If you are my age, and I sincerely hope you are not, then you know that "Lassie" used to come on television on Sunday evenings.  As I grew to hate Sundays, being situated immediately before Monday as they are, I began to associate collies with dread and separation.  I call it Lassie Syndrome.  I also developed "Hop Sing Syndrome" such that I cannot view an Oriental house servant without experiencing substantial anxiety; for that matter, I feel blue any time I see three grown men still living with a man they call "Pa."

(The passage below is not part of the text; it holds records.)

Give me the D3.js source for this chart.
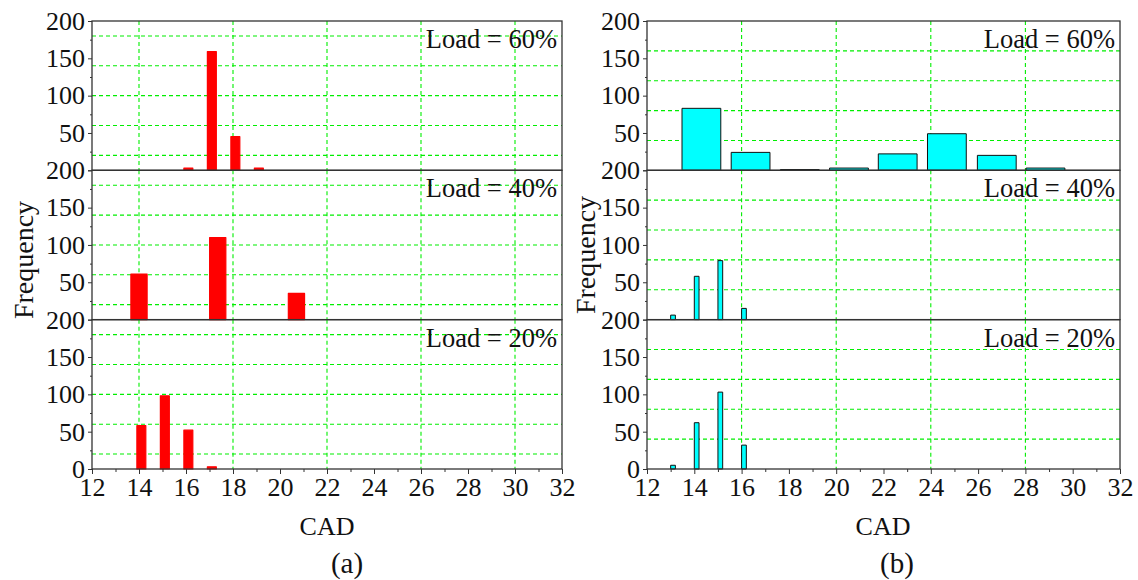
<!DOCTYPE html>
<html><head><meta charset="utf-8">
<script src="https://cdn.jsdelivr.net/npm/d3@7"></script>
<style>
html,body{margin:0;padding:0;background:#fff;}
svg{display:block;}
svg text{font-family:'Liberation Serif','Times New Roman','DejaVu Serif',serif !important;}
</style></head>
<body>
<svg id="chart" width="1138" height="580"></svg>
<script>
// ---------- data ----------
const loadLabels = ["Load = 60%", "Load = 40%", "Load = 20%"];
const panelLabels = ["(a)", "(b)"];
const xTickValues = [12,14,16,18,20,22,24,26,28,30,32];
const yTickValues = [0,50,100,150,200];
const leftGridX = [14,18,22,26,30];
const rightGridX = [16,20,24,28];
const leftGridY = [20,60,100,140,180];
const rightGridY = [40,80,120,160];

// (a) left panel
const cadA60 = [16.1, 17.1, 18.1, 19.1];
const freqA60 = [3, 159, 45, 3];
const cadA40 = [14.0, 17.35, 20.7];
const freqA40 = [61, 110, 35];
const cadA20 = [14.1, 15.1, 16.1, 17.1];
const freqA20 = [58, 98, 52, 3];

// (b) right panel
const cadB60 = [14.3, 16.38, 18.46, 20.54, 22.6, 24.68, 26.79, 28.85];
const freqB60 = [83, 24, 1, 3, 22, 49, 20, 3];
const cadB40 = [13.1, 14.1, 15.1, 16.1];
const freqB40 = [6, 58, 79, 15];
const cadB20 = [13.1, 14.1, 15.1, 16.1];
const freqB20 = [5, 62, 103, 32];

// ---------- layout / style ----------
const FONT = "'Liberation Serif','Times New Roman','DejaVu Serif',serif";
const rowTops = [21, 170.3, 319.7];
const rowH = 149.3;
const panels = [
  { x0: 92, x1: 562, fill: "#ff0000", stroke: "#ff0000", strokeW: 1.2, gridX: leftGridX, gridY: leftGridY,
    rows: [ {cad: cadA60, freq: freqA60, w: 0.38}, {cad: cadA40, freq: freqA40, w: 0.69}, {cad: cadA20, freq: freqA20, w: 0.38} ],
    label: panelLabels[0], labelX: 347, cadX: 327, freqX: 33, freqY: 260 },
  { x0: 647, x1: 1120, fill: "#00ffff", stroke: "#111", strokeW: 1, gridX: rightGridX, gridY: rightGridY,
    rows: [ {cad: cadB60, freq: freqB60, w: 1.64}, {cad: cadB40, freq: freqB40, w: 0.2}, {cad: cadB20, freq: freqB20, w: 0.2} ],
    label: panelLabels[1], labelX: 897, cadX: 883, freqX: 595, freqY: 255 }
];
const gridColor = "#00ee00";
const frameColor = "#333";
const svg = d3.select("#chart");

panels.forEach(p => {
  const x = d3.scaleLinear().domain([12, 32]).range([p.x0, p.x1]);
  const g = svg.append("g");

  p.rows.forEach((r, i) => {
    const top = rowTops[i];
    const y = d3.scaleLinear().domain([0, 200]).range([top + rowH, top]);
    const sg = g.append("g");

    // grid
    sg.selectAll("line.gx").data(p.gridX).join("line")
      .attr("x1", d => x(d)).attr("x2", d => x(d))
      .attr("y1", top).attr("y2", top + rowH)
      .attr("stroke", gridColor).attr("stroke-width", 1.1).attr("stroke-dasharray", "4,3");
    sg.selectAll("line.gy").data(p.gridY).join("line")
      .attr("x1", p.x0).attr("x2", p.x1)
      .attr("y1", d => y(d)).attr("y2", d => y(d))
      .attr("stroke", gridColor).attr("stroke-width", 1.1).attr("stroke-dasharray", "4,3");

    // bars
    const data = r.cad.map((c, k) => ({c, f: r.freq[k]}));
    sg.selectAll("rect.bar").data(data).join("rect")
      .attr("x", d => x(d.c - r.w / 2))
      .attr("width", d => x(d.c + r.w / 2) - x(d.c - r.w / 2))
      .attr("y", d => y(d.f))
      .attr("height", d => y(0) - y(d.f))
      .attr("fill", p.fill).attr("stroke", p.stroke).attr("stroke-width", p.strokeW)
      .attr("stroke-linejoin", "round");

    // y axis major (the "0" of upper rows is hidden under the "200" of the row below)
    const yVals = i === 2 ? yTickValues : yTickValues.filter(v => v !== 0);
    const ya = d3.axisLeft(y).tickValues(yVals).tickSize(4).tickPadding(3);
    const yg = sg.append("g").attr("transform", `translate(${p.x0},0)`).call(ya);
    yg.attr("font-family", FONT);
    yg.select(".domain").remove();
    yg.selectAll("line").attr("stroke", frameColor);
    yg.selectAll("text").attr("font-size", 26).attr("fill", "#111");
    if (i !== 2) {
      const y0 = d3.axisLeft(y).tickValues([0]).tickSize(4).tickFormat("");
      const y0g = sg.append("g").attr("transform", `translate(${p.x0},0)`).call(y0);
      y0g.select(".domain").remove();
      y0g.selectAll("line").attr("stroke", frameColor);
    }
    // y axis minor
    const ym = d3.axisLeft(y).tickValues([25,75,125,175]).tickSize(2).tickFormat("");
    const ymg = sg.append("g").attr("transform", `translate(${p.x0},0)`).call(ym);
    ymg.select(".domain").remove();
    ymg.selectAll("line").attr("stroke", frameColor);

    // frame
    sg.append("rect").attr("x", p.x0).attr("y", top).attr("width", p.x1 - p.x0).attr("height", rowH)
      .attr("fill", "none").attr("stroke", frameColor).attr("stroke-width", 1.3);

    // load label
    sg.append("text").attr("x", p.x1 - 5).attr("y", top + 27)
      .attr("text-anchor", "end").attr("font-size", 26.5).attr("fill", "#111")
      .attr("font-family", FONT)
      .text(loadLabels[i]);

    if (i === 2) {
      const xa = d3.axisBottom(x).tickValues(xTickValues).tickSize(5).tickPadding(4);
      const xg = sg.append("g").attr("transform", `translate(0,${top + rowH})`).call(xa);
      xg.attr("font-family", FONT);
      xg.select(".domain").remove();
      xg.selectAll("line").attr("stroke", frameColor);
      xg.selectAll("text").attr("font-size", 26).attr("fill", "#111");
      const xm = d3.axisBottom(x).tickValues(d3.range(13, 32, 2)).tickSize(3).tickFormat("");
      const xmg = sg.append("g").attr("transform", `translate(0,${top + rowH})`).call(xm);
      xmg.select(".domain").remove();
      xmg.selectAll("line").attr("stroke", frameColor);
    }
  });

  // axis titles
  g.append("text").attr("transform", `translate(${p.freqX},${p.freqY}) rotate(-90)`)
    .attr("text-anchor", "middle").attr("font-size", 28).attr("fill", "#111")
    .attr("font-family", FONT).text("Frequency");
  g.append("text").attr("x", p.cadX).attr("y", 535)
    .attr("text-anchor", "middle").attr("font-size", 26).attr("fill", "#111")
    .attr("font-family", FONT).text("CAD");
  g.append("text").attr("x", p.labelX).attr("y", 573)
    .attr("text-anchor", "middle").attr("font-size", 29).attr("fill", "#111")
    .attr("font-family", FONT).text(p.label);
});
</script>
</body></html>
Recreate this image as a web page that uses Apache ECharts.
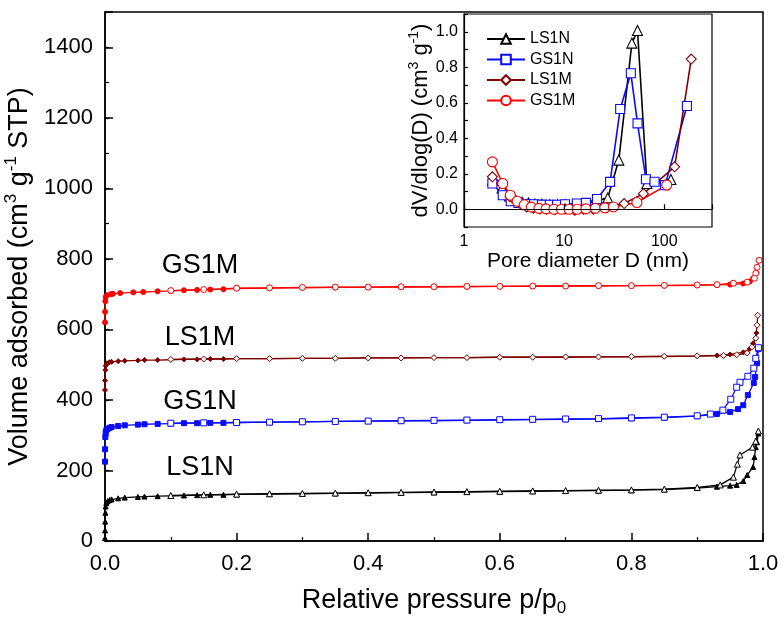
<!DOCTYPE html>
<html><head><meta charset="utf-8">
<script src="https://cdn.jsdelivr.net/npm/echarts@6/dist/echarts.min.js"></script>
<style>html,body{margin:0;padding:0;background:#fff}#c{width:783px;height:622px}</style>
</head><body><div id="c"></div>
<script>
// ---------- Main isotherms: [p/p0, volume] ----------
const LS1N_ads = [[0.00002,8],[0.0001,30],[0.0003,55],[0.0006,80],[0.001,98],[0.002,108],[0.004,113],[0.007,116],[0.01,118],[0.02,121],[0.03,123],[0.05,125],[0.06,126],[0.08,127],[0.1,128],[0.12,129],[0.14,130],[0.16,131],[0.18,131],[0.2,132],[0.25,133],[0.3,134],[0.35,135],[0.4,136],[0.45,137],[0.5,138],[0.55,139],[0.6,140],[0.65,141],[0.7,142],[0.75,143],[0.8,144],[0.85,146],[0.9,150],[0.93,154],[0.95,157],[0.96,159],[0.97,170],[0.976,187],[0.985,210],[0.987,238],[0.989,266],[0.991,280],[0.993,305]];
const LS1N_des = [[0.993,312],[0.989,283],[0.984,266],[0.965,244],[0.961,218],[0.955,181],[0.935,159],[0.9,152],[0.85,147],[0.8,145],[0.75,144],[0.7,143],[0.65,142],[0.6,141],[0.55,140],[0.5,139],[0.45,138],[0.4,137],[0.35,136],[0.3,135],[0.25,134],[0.2,133],[0.15,131],[0.1,129]];
const GS1N_ads = [[0.00002,225],[0.0001,260],[0.0005,295],[0.001,308],[0.002,314],[0.004,318],[0.007,321],[0.01,323],[0.02,326],[0.03,328],[0.05,330],[0.06,331],[0.08,332],[0.1,333],[0.12,334],[0.14,334],[0.16,335],[0.18,335],[0.2,336],[0.25,337],[0.3,338],[0.35,339],[0.4,340],[0.45,341],[0.5,341],[0.55,342],[0.6,343],[0.65,344],[0.7,345],[0.75,346],[0.8,348],[0.85,350],[0.9,354],[0.93,360],[0.95,366],[0.962,374],[0.97,385],[0.977,414],[0.986,448],[0.988,465],[0.991,504],[0.993,544]];
const GS1N_des = [[0.993,548],[0.989,518],[0.986,490],[0.977,467],[0.965,450],[0.96,436],[0.951,402],[0.939,371],[0.92,360],[0.9,355],[0.85,351],[0.8,349],[0.75,347],[0.7,346],[0.65,345],[0.6,344],[0.55,343],[0.5,342],[0.45,341],[0.4,340],[0.35,339],[0.3,338],[0.25,337],[0.2,336],[0.15,335],[0.1,334]];
const LS1M_ads = [[0.00002,428],[0.0001,455],[0.0005,485],[0.001,497],[0.003,504],[0.007,507],[0.01,508],[0.02,510],[0.03,511],[0.05,512],[0.06,513],[0.08,513],[0.1,514],[0.12,515],[0.14,515],[0.16,516],[0.18,516],[0.2,517],[0.25,517],[0.3,518],[0.35,518],[0.4,519],[0.45,519],[0.5,520],[0.55,520],[0.6,521],[0.65,521],[0.7,521],[0.75,522],[0.8,522],[0.85,523],[0.9,524],[0.93,526],[0.95,529],[0.97,535],[0.98,545],[0.985,560],[0.99,590]];
const LS1M_des = [[0.992,640],[0.991,612],[0.989,575],[0.983,550],[0.976,533],[0.96,528],[0.94,526],[0.9,525],[0.85,524],[0.8,523],[0.75,522],[0.7,522],[0.65,521],[0.6,521],[0.55,520],[0.5,520],[0.45,519],[0.4,519],[0.35,518],[0.3,518],[0.25,517],[0.2,517],[0.15,516],[0.1,515]];
const GS1M_ads = [[0.00002,620],[0.0001,650],[0.0005,680],[0.001,692],[0.003,697],[0.009,700],[0.012,701],[0.023,703],[0.043,705],[0.058,706],[0.08,708],[0.1,709],[0.12,711],[0.14,712],[0.16,713],[0.18,714],[0.2,716],[0.25,717],[0.3,718],[0.35,719],[0.4,720],[0.45,720],[0.5,721],[0.55,721],[0.6,722],[0.65,722],[0.7,723],[0.75,723],[0.8,724],[0.85,724],[0.9,725],[0.93,726],[0.95,727],[0.97,730],[0.98,736],[0.985,745],[0.99,760]];
const GS1M_des = [[0.994,796],[0.991,776],[0.989,759],[0.987,745],[0.976,734],[0.955,731],[0.93,727],[0.9,726],[0.85,725],[0.8,724],[0.75,724],[0.7,723],[0.65,723],[0.6,722],[0.55,722],[0.5,721],[0.45,721],[0.4,720],[0.35,720],[0.3,719],[0.25,718],[0.2,717],[0.15,713],[0.1,710]];

// ---------- Inset: pore size distribution ----------
const LS1N_D = [1.92,2.4,2.85,3.3,3.8,4.4,5.1,6.0,7.2,8.6,10.3,12.5,15.8,20.9,27.3,35.2,47.5,54.1,67.1,116.6];
const LS1N_V = [0.164,0.12,0.075,0.05,0.04,0.035,0.03,0.028,0.025,0.025,0.025,0.025,0.028,0.047,0.064,0.277,0.936,1.007,0.145,0.168];
const GS1N_D = [1.92,2.44,2.93,3.5,4.2,5.0,6.0,7.2,8.5,10.2,13.4,16.5,21.3,28.8,36.3,46.4,54.1,65.6,80,102,168.5];
const GS1N_V = [0.145,0.079,0.045,0.035,0.03,0.028,0.026,0.025,0.025,0.028,0.032,0.036,0.058,0.154,0.565,0.766,0.484,0.169,0.155,0.135,0.582];
const LS1M_D = [1.92,2.38,2.88,3.24,3.63,4.23,4.93,5.75,6.7,8.1,10.2,12.8,15.6,19.6,26.7,39.8,62.0,127,186];
const LS1M_V = [0.183,0.145,0.07,0.05,0.032,0.013,0.006,0.002,0.0,-0.002,0.002,-0.005,0.0,0.0,0.009,0.032,0.088,0.239,0.846];
const GS1M_D = [1.92,2.44,2.9,3.4,4.0,4.7,5.6,6.6,7.9,9.4,11.2,13.5,16.5,20.5,25.5,31.1,53.3,106];
const GS1M_V = [0.267,0.145,0.079,0.045,0.025,0.012,0.005,0.002,0.0,0.0,0.0,0.0,0.002,0.005,0.008,0.013,0.038,0.136];

const sampleNames = ['LS1N','GS1N','LS1M','GS1M'];
const xTickLabels = ['0.0','0.2','0.4','0.6','0.8','1.0'];

const FONT = '"Liberation Sans", Arial, sans-serif';
const colors = {LS1N:'#000000', GS1N:'#0a0aff', LS1M:'#800000', GS1M:'#ff0000'};
const symbols = {LS1N:'triangle', GS1N:'rect', LS1M:'diamond', GS1M:'circle'};
const mainData = {LS1N:[LS1N_ads,LS1N_des], GS1N:[GS1N_ads,GS1N_des], LS1M:[LS1M_ads,LS1M_des], GS1M:[GS1M_ads,GS1M_des]};
const insetData = {LS1N:[LS1N_D,LS1N_V], GS1N:[GS1N_D,GS1N_V], LS1M:[LS1M_D,LS1M_V], GS1M:[GS1M_D,GS1M_V]};

const series = [];
sampleNames.forEach(n => {
  const c = colors[n];
  series.push({name:n+' ads', type:'line', xAxisIndex:0, yAxisIndex:0, data:mainData[n][0],
    symbol:symbols[n], symbolSize:5, showSymbol:true, lineStyle:{color:c,width:1.3},
    itemStyle:{color:c, borderColor:c, borderWidth:1}, animation:false, z:3});
  series.push({name:n+' des', type:'line', xAxisIndex:0, yAxisIndex:0, data:mainData[n][1],
    symbol:symbols[n], symbolSize:6, showSymbol:true, lineStyle:{color:c,width:1.3},
    itemStyle:{color:'#fff', borderColor:c, borderWidth:1}, animation:false, z:3});
});
sampleNames.forEach(n => {
  const c = colors[n];
  const d = insetData[n][0].map((x,i)=>[x, insetData[n][1][i]]);
  series.push({name:n, type:'line', xAxisIndex:1, yAxisIndex:2, data:d,
    symbol:symbols[n], symbolSize: n==='GS1N'?9:10, showSymbol:true, lineStyle:{color:c,width:1.6},
    itemStyle:{color:'#fff', borderColor:c, borderWidth:1.1}, animation:false, z:5});
});

const axisCommon = {axisLine:{show:true, lineStyle:{color:'#000', width:1.5}}, splitLine:{show:false}};
const lbl = (t, y) => ({type:'text', x:200, y:y, style:{text:t, font:'27px '+FONT, fill:'#000', textAlign:'center', textVerticalAlign:'middle'}});

const option = {
  backgroundColor:'#fff',
  animation:false,
  grid:[
    {left:105, top:12, width:658, height:529, show:true, borderColor:'#000', borderWidth:1.5, backgroundColor:'transparent', outerBoundsMode:'none', containLabel:false},
    {left:464, top:14, width:248, height:213, show:true, borderColor:'#000', borderWidth:1.2, backgroundColor:'#fff', z:4, outerBoundsMode:'none', containLabel:false}
  ],
  xAxis:[
    Object.assign({}, axisCommon, {gridIndex:0, type:'value', min:0, max:1, interval:0.2,
      axisTick:{inside:true, length:8, lineStyle:{color:'#000',width:1.5}},
      minorTick:{show:true, splitNumber:2, length:4, lineStyle:{color:'#000',width:1.2}},
      axisLabel:{color:'#000', fontSize:22, fontFamily:FONT, margin:12,
        formatter:(v)=>{const i=Math.round(v/0.2); return Math.abs(v-i*0.2)<1e-6 ? xTickLabels[i] : '';}},
      name:'{a|Relative pressure p/p}{b|0}', nameLocation:'middle', nameGap:44,
      nameTextStyle:{rich:{a:{fontSize:27, fontFamily:FONT, color:'#000', lineHeight:32}, b:{fontSize:17, fontFamily:FONT, color:'#000', verticalAlign:'bottom', lineHeight:32}}}
    }),
    Object.assign({}, axisCommon, {gridIndex:1, type:'log', logBase:10, min:1, max:300,
      axisLine:{show:true, lineStyle:{color:'#000', width:1.2}},
      axisTick:{inside:true, length:5, lineStyle:{color:'#000',width:1.2}},
      axisLabel:{color:'#000', fontSize:16, fontFamily:FONT, margin:7,
        formatter:(v)=> (Math.abs(v-1)<1e-6||Math.abs(v-10)<1e-6||Math.abs(v-100)<1e-4) ? String(Math.round(v)) : ''},
      name:'Pore diameter D (nm)', nameLocation:'middle', nameGap:24,
      nameTextStyle:{fontSize:21, fontFamily:FONT, color:'#000'}, z:6
    })
  ],
  yAxis:[
    Object.assign({}, axisCommon, {gridIndex:0, type:'value', min:0, max:1500, interval:200,
      axisTick:{inside:true, length:8, lineStyle:{color:'#000',width:1.5}},
      axisLabel:{color:'#000', fontSize:22, fontFamily:FONT, margin:12,
        formatter:(v)=> (v%200===0 && v<=1400) ? String(v) : ''},
      name:'{a|Volume adsorbed (cm}{s|3}{a| g}{s|-1}{a| STP)}', nameLocation:'middle', nameGap:63,
      nameTextStyle:{rich:{a:{fontSize:27, fontFamily:FONT, color:'#000', lineHeight:33}, s:{fontSize:17, fontFamily:FONT, color:'#000', verticalAlign:'top', lineHeight:33}}}
    }),
    {gridIndex:0, type:'value', min:0, max:1500, interval:100, position:'left', offset:0,
      axisLine:{show:false}, splitLine:{show:false}, axisLabel:{show:false},
      axisTick:{show:true, inside:true, length:4, lineStyle:{color:'#000',width:1.2}}},
    Object.assign({}, axisCommon, {gridIndex:1, type:'value', min:-0.1, max:1.1, interval:0.1,
      axisLine:{show:true, lineStyle:{color:'#000', width:1.2}},
      axisTick:{inside:true, length:4, lineStyle:{color:'#000',width:1.2}},
      axisLabel:{color:'#000', fontSize:16, fontFamily:FONT, margin:6,
        formatter:(v)=>{const k=Math.round(v*10); return (k>=0 && k<=10 && k%2===0) ? (k/10).toFixed(1) : '';}},
      name:'{a|dV/dlog(D) (cm}{s|3}{a| g}{s|-1}{a|)}', nameLocation:'middle', nameGap:27,
      nameTextStyle:{rich:{a:{fontSize:22, fontFamily:FONT, color:'#000', lineHeight:27}, s:{fontSize:14, fontFamily:FONT, color:'#000', verticalAlign:'top', lineHeight:27}}}, z:6
    })
  ],
  legend:{show:true, data:sampleNames, orient:'vertical', left:481, top:26, itemWidth:38, itemHeight:12, itemGap:4.5,
    textStyle:{fontSize:16, fontFamily:FONT, color:'#000'}, selectedMode:false, z:7},
  graphic:[ lbl('GS1M',266), lbl('LS1M',338), lbl('GS1N',402), lbl('LS1N',468) ],
  series: series
};
const chart = echarts.init(document.getElementById('c'), null, {renderer:'canvas'});
chart.setOption(option);
</script></body></html>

Many of us feel that time passes more quickly the older we become;  however, most of you are under the mistaken impression that this is an illusion.  It is not.  And to prove it, I bought two identical watches, synchronized the time settings and handed one to a young "subject" I recruited away from his day job of loitering outside St. Patrick's emergency room.  I instructed the teenager to sit in the ER waiting room and watch "Days of Our Lives."  At the end of the hour-long program, the subject would walk his watch across the street to the Alhambra at which time we would compare "youthful time" to "old fart time."  Under my hypothesis, the subject's watch would show that an hour had elapsed whereas the watch I was wearing would place me two weeks from Tuesday into the future.  And guess what my experiment proved?  It proved you should not give a new watch to a young vagrant.